In this verse translation of Perceval; or, The Story of the Grail, Ruth Harwood Cline restores to life the thematically crucial Arthurian tale of the education of a knight in his search for the Holy Grail.

Cline's translation, faithful to the highly synthetic, deliberately ornate nature of medieval French, follows Perceval from his home in Wales, through his rich and raucous adventures as a member of the fraternity of knights, to his climactic meeting with the Fisher King. Paralyzed by his first glimpse of the Grail, Perceval fails to save the ailing king. Distraught, the knight begins a new quest for the Grail, a journey on the road of penitence and faith. Perceval's venture, the true test of his knighthood, ends without conclusion; the death of author Chrétien de Troyes left unsaid and undetermined the success of Perceval's quest.

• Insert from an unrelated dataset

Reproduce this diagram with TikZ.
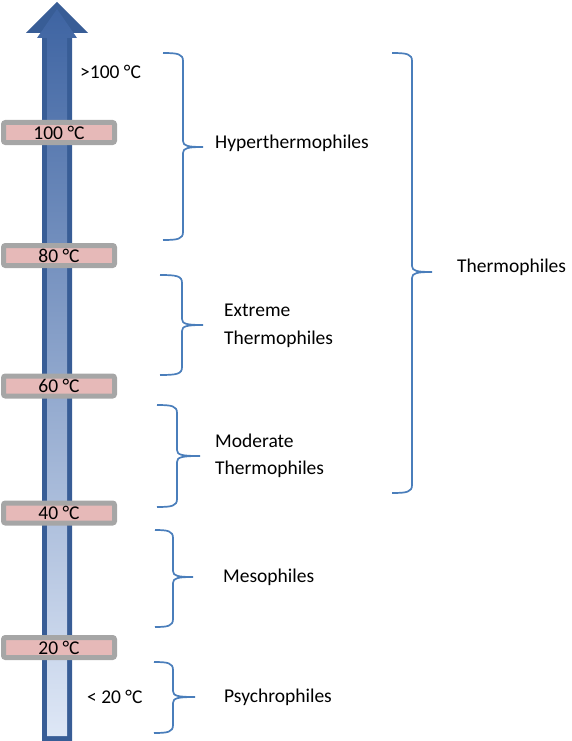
\documentclass[tikz,border=0pt]{standalone}
\usepackage{fontspec}
\setmainfont{Carlito}
\definecolor{arrdark}{RGB}{56,93,150}
\definecolor{arrtop}{RGB}{62,100,162}
\definecolor{arrmid}{RGB}{160,182,222}
\definecolor{arrbot}{RGB}{222,231,246}
\definecolor{bargray}{RGB}{166,166,166}
\definecolor{barpink}{RGB}{230,185,184}
\definecolor{brblue}{RGB}{74,126,187}
\newcommand{\cbrace}[6]{% xl, xv, xt, ytop, ymid, ybot
  \draw[bracestyle] (#1,#4) .. controls (#2-5,#4) and (#2,#4+1) .. (#2,#4+8)
    -- (#2,#5-6) .. controls (#2,#5-1) and (#2+5,#5) .. (#3,#5)
    (#3,#5) .. controls (#2+5,#5) and (#2,#5+1) .. (#2,#5+6)
    -- (#2,#6-8) .. controls (#2,#6-1) and (#2-5,#6) .. (#1,#6);}
\tikzset{
  bracestyle/.style={draw=brblue, line width=1.7pt},
  tempbar/.style={draw=bargray, line width=5pt, fill=barpink, rounded corners=2pt,
    minimum width=111pt, minimum height=20pt, inner sep=0pt, font=\fontsize{19.5}{21}\selectfont},
  lbl/.style={anchor=west, inner sep=0pt, align=left, font=\fontsize{19.5}{27.5}\selectfont}
}
\begin{document}
\begin{tikzpicture}[x=1pt,y=-1pt]
\useasboundingbox (0,0) rectangle (572,741);
% arrow
\fill[arrdark] (42,745) -- (42,33) -- (26,33) -- (57,2) -- (88,33) -- (72,33) -- (72,745) -- cycle;
\shade[top color=arrtop, middle color=arrmid, bottom color=arrbot]
  (47,736) -- (47,38) -- (37,38) -- (57,9) -- (77,38) -- (67,38) -- (67,736) -- cycle;
% temperature bars
\node[tempbar] (t100) at (59,132.5) {100 °C};
\node[tempbar] (t80) at (59,255.5) {80 °C};
\node[tempbar] (t60) at (59,386) {60 °C};
\node[tempbar] (t40) at (59,513) {40 °C};
\node[tempbar] (t20) at (59,647.5) {20 °C};
% side labels
\node[lbl] (gt100) at (80,72) {>100 °C};
\node[lbl] (lt20) at (87,697) {< 20 °C};
% braces
\cbrace{163}{183}{203}{53}{147}{240}
\cbrace{160}{182}{203}{275}{325}{375}
\cbrace{157}{177}{200}{405}{456}{507}
\cbrace{155}{173}{193}{530}{577}{627}
\cbrace{154}{173}{195}{662}{697}{733}
\cbrace{392}{412}{432}{53}{272}{493}
% group labels
\node[lbl] (hyper) at (215,143) {Hyperthermophiles};
\node[lbl] (extreme) at (224,326) {Extreme\\Thermophiles};
\node[lbl] (moderate) at (215,456) {Moderate\\Thermophiles};
\node[lbl] (meso) at (223,577) {Mesophiles};
\node[lbl] (psychro) at (224,697) {Psychrophiles};
\node[lbl] (thermo) at (457,267) {Thermophiles};
\end{tikzpicture}
\end{document}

A true tour de force. . . . Cline gives us the best tool English has had to date for appreciating the earliest literary version of the well-born boor and habitual near-rapist who never knew when to speak and when to hold his peace and who, consequently, cannot get the Grail in his grasp.

Capital Translator's Newsletter

An admirable, flowingly readable translation. It lilts gracefully along, most winningly, through all its lines. Cline's translation and excellent introduction to Perceval will reward either the scholar of the genre or one who reads it simply from delight in Arthurian lore.

—Edmund Fuller, Wall Street Journal

Cline deserves high praise for ingenuity and sheer courage . . . She is primarily interested in imparting a feeling for Chrétien as a master storyteller.

Translation Review

The translation itself is a remarkable blend of accuracy and ingenuity and offers the reader a much more vivid sense of medieval verse narrative than do prose translations. Chevilles are no commoner than in the original and stylistic infelicities are mercifully few. In short, the translation is well worth reading.

French Studies

Cline succeeds in bringing out the liveliness and subtlety of Chretien's final (and uncompleted work).


Cline never sacrifices essential meaning for the demands of her poetic form.


About the Author/Editor

CHRÉTIEN DE TROYES (1135?–1191?) was a French poet and trouvère. He is widely regarded as the creator of the literary genre known as the Arthurian romance, and the originator of the heroic medieval character Lancelot.